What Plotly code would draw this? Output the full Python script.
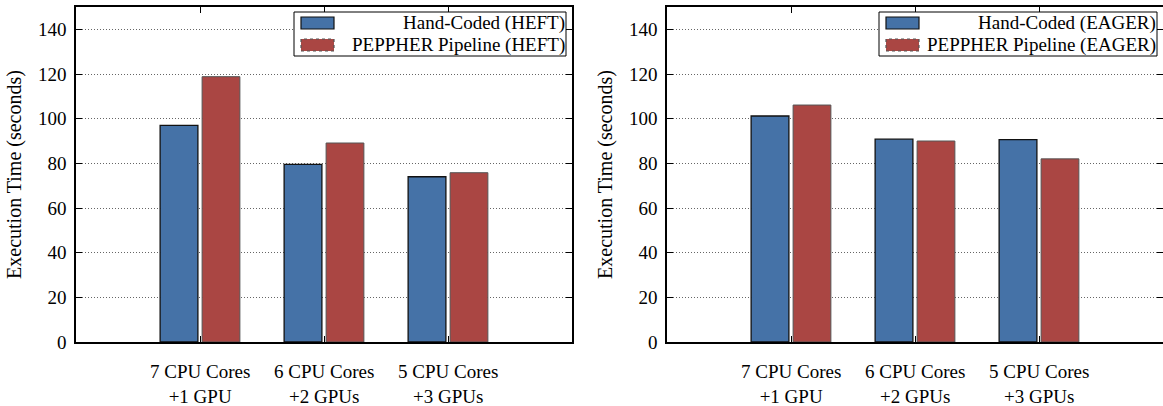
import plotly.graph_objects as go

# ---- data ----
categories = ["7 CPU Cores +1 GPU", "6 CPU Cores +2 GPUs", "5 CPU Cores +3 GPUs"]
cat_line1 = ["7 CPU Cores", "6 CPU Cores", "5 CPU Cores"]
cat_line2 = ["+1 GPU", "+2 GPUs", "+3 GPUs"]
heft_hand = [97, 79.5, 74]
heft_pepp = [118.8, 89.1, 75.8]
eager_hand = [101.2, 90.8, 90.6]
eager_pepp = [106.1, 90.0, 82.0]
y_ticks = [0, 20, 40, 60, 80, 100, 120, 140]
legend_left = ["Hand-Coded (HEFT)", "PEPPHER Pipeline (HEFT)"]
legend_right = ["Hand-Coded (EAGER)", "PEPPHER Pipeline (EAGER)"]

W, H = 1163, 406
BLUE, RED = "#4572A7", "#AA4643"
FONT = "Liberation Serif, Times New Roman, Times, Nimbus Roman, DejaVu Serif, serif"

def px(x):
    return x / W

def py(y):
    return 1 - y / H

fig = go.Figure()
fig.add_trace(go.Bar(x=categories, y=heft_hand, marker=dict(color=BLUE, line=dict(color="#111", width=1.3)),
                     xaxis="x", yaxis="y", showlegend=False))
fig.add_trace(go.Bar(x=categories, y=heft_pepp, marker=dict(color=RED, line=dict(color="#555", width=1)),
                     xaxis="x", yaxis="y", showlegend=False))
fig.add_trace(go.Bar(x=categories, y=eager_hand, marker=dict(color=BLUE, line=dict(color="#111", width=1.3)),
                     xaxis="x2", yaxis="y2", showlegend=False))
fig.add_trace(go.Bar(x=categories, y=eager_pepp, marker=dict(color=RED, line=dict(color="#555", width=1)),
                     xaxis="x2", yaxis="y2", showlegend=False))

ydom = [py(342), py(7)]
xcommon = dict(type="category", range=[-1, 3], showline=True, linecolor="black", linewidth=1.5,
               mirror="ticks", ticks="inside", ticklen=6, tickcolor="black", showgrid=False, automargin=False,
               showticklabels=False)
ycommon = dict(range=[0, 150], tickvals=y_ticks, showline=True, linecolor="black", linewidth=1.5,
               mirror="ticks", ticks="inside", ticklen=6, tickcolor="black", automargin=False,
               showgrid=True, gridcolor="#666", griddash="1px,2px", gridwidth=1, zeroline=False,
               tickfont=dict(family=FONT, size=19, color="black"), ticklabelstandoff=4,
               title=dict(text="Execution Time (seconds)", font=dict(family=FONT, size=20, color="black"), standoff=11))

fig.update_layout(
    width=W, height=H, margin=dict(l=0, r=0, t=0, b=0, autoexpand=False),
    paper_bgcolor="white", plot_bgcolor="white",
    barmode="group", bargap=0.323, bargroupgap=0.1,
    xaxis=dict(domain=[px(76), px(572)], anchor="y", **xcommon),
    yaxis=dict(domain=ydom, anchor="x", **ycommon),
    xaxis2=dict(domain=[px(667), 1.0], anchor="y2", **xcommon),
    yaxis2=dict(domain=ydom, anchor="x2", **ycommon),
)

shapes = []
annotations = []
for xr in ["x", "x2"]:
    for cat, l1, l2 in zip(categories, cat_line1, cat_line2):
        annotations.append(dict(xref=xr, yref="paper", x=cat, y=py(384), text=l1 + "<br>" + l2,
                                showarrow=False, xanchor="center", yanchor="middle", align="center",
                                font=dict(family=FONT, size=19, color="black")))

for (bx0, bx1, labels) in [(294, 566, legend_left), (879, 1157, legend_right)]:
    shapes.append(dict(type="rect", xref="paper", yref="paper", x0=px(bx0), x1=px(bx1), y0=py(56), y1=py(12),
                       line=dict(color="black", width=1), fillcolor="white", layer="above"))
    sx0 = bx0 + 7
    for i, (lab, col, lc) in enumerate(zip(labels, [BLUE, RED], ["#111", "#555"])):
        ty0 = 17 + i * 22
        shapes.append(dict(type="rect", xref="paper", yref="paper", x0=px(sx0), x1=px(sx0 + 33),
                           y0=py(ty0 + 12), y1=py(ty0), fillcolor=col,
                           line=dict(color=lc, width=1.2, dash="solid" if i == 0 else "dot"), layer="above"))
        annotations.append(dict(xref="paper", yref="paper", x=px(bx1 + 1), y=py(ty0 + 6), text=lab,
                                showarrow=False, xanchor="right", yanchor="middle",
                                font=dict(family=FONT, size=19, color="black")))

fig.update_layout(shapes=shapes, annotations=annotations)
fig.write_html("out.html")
·····
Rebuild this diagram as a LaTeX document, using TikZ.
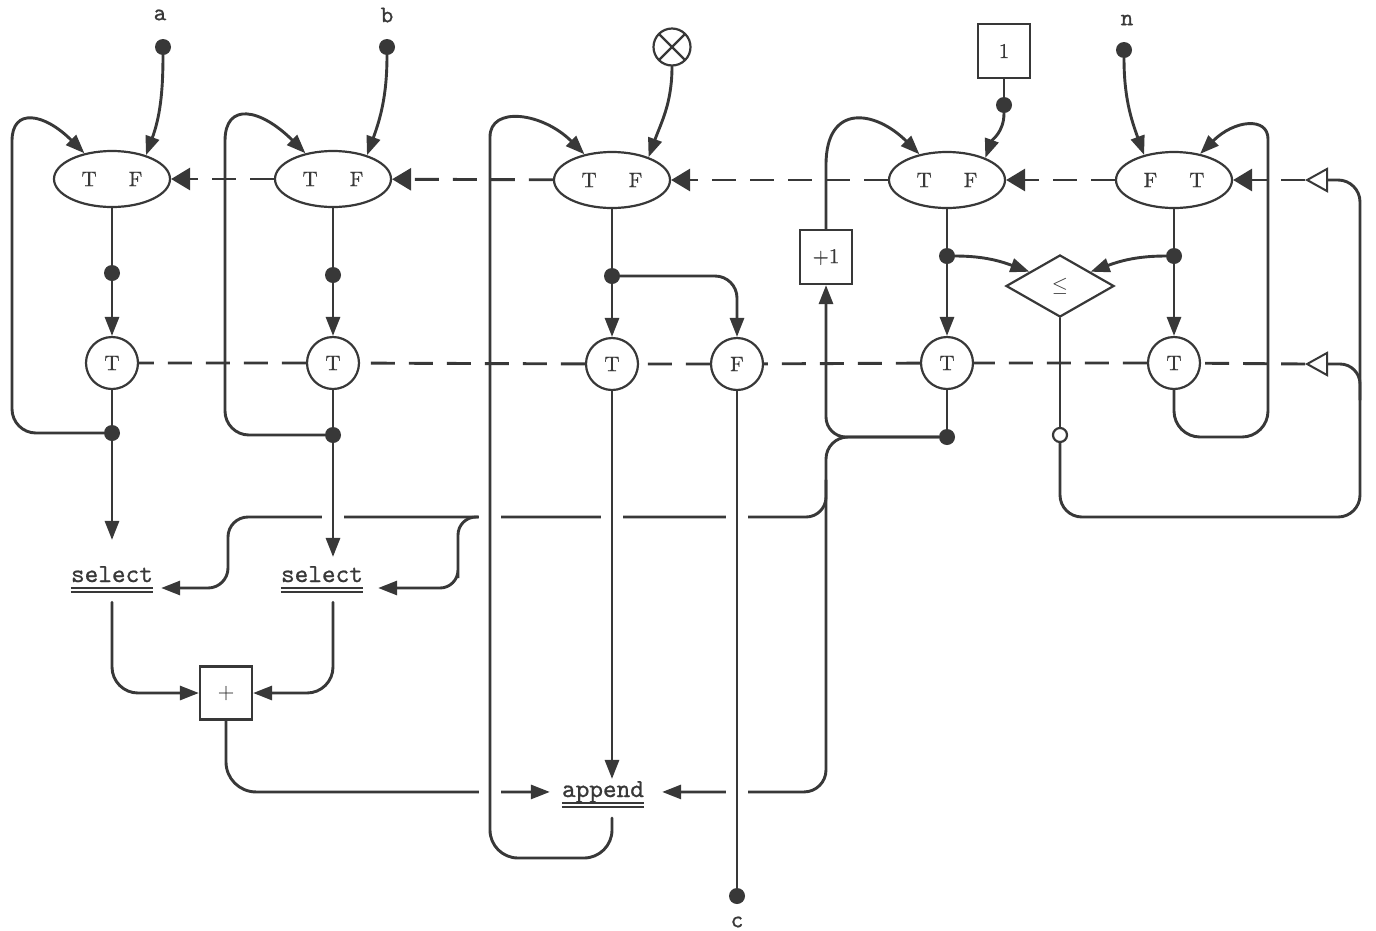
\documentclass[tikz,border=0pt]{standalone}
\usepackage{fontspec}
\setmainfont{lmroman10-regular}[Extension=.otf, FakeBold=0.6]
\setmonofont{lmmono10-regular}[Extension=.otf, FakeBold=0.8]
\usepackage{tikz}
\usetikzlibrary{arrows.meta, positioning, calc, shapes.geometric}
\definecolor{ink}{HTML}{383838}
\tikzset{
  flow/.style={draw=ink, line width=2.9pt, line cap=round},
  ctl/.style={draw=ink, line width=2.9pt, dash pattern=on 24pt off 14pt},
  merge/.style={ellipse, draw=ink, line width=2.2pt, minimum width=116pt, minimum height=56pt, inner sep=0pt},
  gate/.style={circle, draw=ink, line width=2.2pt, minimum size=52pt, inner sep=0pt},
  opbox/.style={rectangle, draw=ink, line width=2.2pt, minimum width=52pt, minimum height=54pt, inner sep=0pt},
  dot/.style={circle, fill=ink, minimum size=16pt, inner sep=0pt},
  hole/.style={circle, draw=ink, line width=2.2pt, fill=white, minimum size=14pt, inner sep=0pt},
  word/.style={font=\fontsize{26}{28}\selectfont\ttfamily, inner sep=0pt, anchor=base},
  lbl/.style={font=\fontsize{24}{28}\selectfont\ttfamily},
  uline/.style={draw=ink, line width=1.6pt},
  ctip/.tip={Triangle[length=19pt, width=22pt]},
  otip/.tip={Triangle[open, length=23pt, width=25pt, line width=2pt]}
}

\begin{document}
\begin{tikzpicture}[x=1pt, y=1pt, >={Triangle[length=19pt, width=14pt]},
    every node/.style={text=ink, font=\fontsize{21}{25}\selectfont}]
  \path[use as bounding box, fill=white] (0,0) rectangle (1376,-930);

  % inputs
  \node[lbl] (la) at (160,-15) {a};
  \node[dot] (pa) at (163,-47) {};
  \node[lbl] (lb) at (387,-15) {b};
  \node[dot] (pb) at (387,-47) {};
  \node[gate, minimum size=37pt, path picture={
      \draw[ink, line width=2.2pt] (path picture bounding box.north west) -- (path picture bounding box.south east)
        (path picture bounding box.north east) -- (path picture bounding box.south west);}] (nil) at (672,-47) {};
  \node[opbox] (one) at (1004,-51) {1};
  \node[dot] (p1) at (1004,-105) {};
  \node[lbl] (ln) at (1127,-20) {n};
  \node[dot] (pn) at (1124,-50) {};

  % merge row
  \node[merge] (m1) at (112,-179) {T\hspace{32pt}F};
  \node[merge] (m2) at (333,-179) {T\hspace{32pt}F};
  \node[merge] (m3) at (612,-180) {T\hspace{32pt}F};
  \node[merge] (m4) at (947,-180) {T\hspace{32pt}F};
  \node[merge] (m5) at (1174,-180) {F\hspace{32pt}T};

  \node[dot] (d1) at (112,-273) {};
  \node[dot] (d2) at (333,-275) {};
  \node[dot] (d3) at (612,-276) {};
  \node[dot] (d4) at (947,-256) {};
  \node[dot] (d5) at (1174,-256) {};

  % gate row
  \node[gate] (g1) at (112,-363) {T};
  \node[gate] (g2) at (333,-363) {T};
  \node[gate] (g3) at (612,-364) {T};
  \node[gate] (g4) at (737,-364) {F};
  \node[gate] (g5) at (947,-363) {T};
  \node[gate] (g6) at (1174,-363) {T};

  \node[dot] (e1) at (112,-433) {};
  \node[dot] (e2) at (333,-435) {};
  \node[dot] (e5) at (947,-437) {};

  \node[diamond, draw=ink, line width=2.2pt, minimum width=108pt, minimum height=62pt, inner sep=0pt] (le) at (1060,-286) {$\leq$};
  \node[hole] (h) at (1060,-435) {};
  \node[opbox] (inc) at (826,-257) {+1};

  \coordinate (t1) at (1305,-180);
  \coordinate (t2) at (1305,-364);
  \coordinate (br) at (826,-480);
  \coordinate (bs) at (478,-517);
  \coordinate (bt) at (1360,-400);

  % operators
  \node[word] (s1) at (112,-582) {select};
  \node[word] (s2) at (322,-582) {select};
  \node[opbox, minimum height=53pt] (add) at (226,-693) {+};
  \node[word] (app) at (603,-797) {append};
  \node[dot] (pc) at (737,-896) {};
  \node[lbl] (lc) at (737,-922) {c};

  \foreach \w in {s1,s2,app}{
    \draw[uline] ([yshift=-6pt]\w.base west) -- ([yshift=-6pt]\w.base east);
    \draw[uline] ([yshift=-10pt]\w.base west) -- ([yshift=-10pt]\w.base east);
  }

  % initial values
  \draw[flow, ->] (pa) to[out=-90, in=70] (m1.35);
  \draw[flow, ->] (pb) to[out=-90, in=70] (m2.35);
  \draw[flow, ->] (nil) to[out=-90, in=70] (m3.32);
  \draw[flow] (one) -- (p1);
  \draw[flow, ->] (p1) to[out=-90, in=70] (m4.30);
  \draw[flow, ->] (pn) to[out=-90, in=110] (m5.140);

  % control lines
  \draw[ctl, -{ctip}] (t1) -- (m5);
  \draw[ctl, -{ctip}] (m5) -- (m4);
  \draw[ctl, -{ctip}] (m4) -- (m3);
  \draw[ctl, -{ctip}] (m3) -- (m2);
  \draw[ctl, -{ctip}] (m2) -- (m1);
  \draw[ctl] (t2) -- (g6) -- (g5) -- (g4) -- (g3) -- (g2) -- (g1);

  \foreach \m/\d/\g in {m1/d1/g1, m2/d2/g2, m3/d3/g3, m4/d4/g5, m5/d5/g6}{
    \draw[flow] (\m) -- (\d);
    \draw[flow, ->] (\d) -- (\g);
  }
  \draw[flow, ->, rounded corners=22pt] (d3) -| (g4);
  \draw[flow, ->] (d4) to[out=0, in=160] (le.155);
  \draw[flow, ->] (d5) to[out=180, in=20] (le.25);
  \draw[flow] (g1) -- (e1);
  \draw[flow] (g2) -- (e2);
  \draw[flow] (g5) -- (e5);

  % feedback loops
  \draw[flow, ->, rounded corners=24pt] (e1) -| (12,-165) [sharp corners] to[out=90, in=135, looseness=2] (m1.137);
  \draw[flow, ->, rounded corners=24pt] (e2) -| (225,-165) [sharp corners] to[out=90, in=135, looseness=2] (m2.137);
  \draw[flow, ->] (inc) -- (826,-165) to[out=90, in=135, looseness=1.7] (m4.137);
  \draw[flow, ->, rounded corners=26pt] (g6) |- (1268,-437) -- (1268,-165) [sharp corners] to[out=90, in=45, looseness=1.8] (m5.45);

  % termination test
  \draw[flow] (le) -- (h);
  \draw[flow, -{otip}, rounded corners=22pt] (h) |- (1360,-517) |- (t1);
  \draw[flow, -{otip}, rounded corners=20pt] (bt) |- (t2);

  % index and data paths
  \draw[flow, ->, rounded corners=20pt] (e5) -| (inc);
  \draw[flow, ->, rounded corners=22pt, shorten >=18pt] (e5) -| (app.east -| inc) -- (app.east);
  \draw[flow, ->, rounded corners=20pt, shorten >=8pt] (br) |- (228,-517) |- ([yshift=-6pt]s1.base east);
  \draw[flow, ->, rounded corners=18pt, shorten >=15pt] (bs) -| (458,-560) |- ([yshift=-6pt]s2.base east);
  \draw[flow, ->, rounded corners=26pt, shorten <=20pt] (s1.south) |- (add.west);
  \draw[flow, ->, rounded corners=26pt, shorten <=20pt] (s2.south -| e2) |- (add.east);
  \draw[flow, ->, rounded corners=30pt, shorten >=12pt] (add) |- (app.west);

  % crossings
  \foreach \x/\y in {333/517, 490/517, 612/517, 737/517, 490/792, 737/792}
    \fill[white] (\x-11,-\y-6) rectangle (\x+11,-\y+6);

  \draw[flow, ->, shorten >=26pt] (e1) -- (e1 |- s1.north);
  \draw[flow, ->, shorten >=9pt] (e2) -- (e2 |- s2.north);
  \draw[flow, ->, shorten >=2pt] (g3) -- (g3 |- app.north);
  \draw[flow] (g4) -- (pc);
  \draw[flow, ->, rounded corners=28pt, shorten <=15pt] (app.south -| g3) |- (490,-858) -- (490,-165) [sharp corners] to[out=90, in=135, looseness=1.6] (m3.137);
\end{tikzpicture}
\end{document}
·····
### Task to carry out
Go to the line that contains "What Plotly code" and copy from there down to the line that contains "return 1 - y / H", with both lines included. Pass over the pictures.

### Response to this task
What Plotly code would draw this? Output the full Python script.
import plotly.graph_objects as go

# ---- data ----
categories = ["7 CPU Cores +1 GPU", "6 CPU Cores +2 GPUs", "5 CPU Cores +3 GPUs"]
cat_line1 = ["7 CPU Cores", "6 CPU Cores", "5 CPU Cores"]
cat_line2 = ["+1 GPU", "+2 GPUs", "+3 GPUs"]
heft_hand = [97, 79.5, 74]
heft_pepp = [118.8, 89.1, 75.8]
eager_hand = [101.2, 90.8, 90.6]
eager_pepp = [106.1, 90.0, 82.0]
y_ticks = [0, 20, 40, 60, 80, 100, 120, 140]
legend_left = ["Hand-Coded (HEFT)", "PEPPHER Pipeline (HEFT)"]
legend_right = ["Hand-Coded (EAGER)", "PEPPHER Pipeline (EAGER)"]

W, H = 1163, 406
BLUE, RED = "#4572A7", "#AA4643"
FONT = "Liberation Serif, Times New Roman, Times, Nimbus Roman, DejaVu Serif, serif"

def px(x):
    return x / W

def py(y):
    return 1 - y / H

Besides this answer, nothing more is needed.